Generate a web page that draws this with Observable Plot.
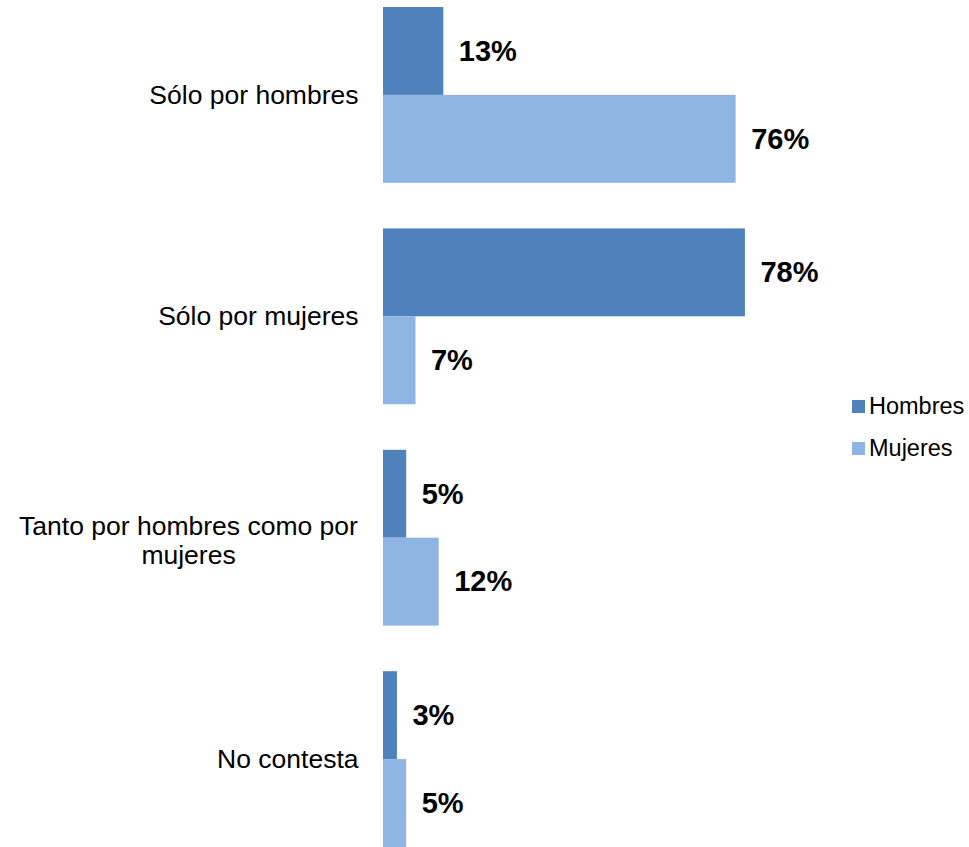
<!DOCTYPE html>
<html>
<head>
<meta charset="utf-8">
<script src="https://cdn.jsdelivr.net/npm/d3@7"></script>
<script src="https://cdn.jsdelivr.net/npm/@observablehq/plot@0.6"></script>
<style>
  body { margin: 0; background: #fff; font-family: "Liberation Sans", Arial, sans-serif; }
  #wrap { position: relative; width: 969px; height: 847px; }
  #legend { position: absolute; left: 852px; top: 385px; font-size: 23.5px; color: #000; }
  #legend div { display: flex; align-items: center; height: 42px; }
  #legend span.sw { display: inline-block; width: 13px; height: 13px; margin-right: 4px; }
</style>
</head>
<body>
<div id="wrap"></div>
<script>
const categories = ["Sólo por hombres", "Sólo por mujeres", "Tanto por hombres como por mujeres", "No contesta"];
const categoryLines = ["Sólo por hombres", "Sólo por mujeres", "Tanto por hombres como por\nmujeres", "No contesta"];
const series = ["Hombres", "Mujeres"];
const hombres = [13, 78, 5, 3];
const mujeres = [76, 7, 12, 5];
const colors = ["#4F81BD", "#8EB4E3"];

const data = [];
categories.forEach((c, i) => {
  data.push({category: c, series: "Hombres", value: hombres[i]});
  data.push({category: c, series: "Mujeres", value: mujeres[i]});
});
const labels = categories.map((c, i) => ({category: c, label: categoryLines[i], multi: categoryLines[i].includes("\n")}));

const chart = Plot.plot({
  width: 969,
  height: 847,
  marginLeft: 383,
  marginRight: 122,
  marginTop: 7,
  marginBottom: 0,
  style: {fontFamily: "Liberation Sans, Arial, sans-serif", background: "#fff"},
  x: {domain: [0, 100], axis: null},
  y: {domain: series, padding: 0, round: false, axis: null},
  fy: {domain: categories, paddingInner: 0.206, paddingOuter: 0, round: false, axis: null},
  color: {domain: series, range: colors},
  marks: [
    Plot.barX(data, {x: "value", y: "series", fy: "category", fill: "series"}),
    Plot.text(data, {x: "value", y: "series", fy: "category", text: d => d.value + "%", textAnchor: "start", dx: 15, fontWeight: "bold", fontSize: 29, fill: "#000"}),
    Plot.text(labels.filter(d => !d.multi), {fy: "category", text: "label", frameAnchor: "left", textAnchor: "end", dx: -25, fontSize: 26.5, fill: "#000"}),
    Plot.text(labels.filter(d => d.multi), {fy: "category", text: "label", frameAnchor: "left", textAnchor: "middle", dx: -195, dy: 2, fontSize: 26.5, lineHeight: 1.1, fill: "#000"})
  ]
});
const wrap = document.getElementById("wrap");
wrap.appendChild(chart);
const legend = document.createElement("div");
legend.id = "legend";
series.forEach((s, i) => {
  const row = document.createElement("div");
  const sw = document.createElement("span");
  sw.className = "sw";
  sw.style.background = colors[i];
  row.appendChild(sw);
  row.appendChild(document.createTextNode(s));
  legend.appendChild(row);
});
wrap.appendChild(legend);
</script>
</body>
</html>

→ Set exercise
Write out the lines from the start of the material to the line with "const labels = categories.map((c, i)", inclusive and exactly. Skip the pictures.

→ Written solution
Generate a web page that draws this with Observable Plot.
<!DOCTYPE html>
<html>
<head>
<meta charset="utf-8">
<script src="https://cdn.jsdelivr.net/npm/d3@7"></script>
<script src="https://cdn.jsdelivr.net/npm/@observablehq/plot@0.6"></script>
<style>
  body { margin: 0; background: #fff; font-family: "Liberation Sans", Arial, sans-serif; }
  #wrap { position: relative; width: 969px; height: 847px; }
  #legend { position: absolute; left: 852px; top: 385px; font-size: 23.5px; color: #000; }
  #legend div { display: flex; align-items: center; height: 42px; }
  #legend span.sw { display: inline-block; width: 13px; height: 13px; margin-right: 4px; }
</style>
</head>
<body>
<div id="wrap"></div>
<script>
const categories = ["Sólo por hombres", "Sólo por mujeres", "Tanto por hombres como por mujeres", "No contesta"];
const categoryLines = ["Sólo por hombres", "Sólo por mujeres", "Tanto por hombres como por\nmujeres", "No contesta"];
const series = ["Hombres", "Mujeres"];
const hombres = [13, 78, 5, 3];
const mujeres = [76, 7, 12, 5];
const colors = ["#4F81BD", "#8EB4E3"];

const data = [];
categories.forEach((c, i) => {
  data.push({category: c, series: "Hombres", value: hombres[i]});
  data.push({category: c, series: "Mujeres", value: mujeres[i]});
});
const labels = categories.map((c, i) => ({category: c, label: categoryLines[i], multi: categoryLines[i].includes("\n")}));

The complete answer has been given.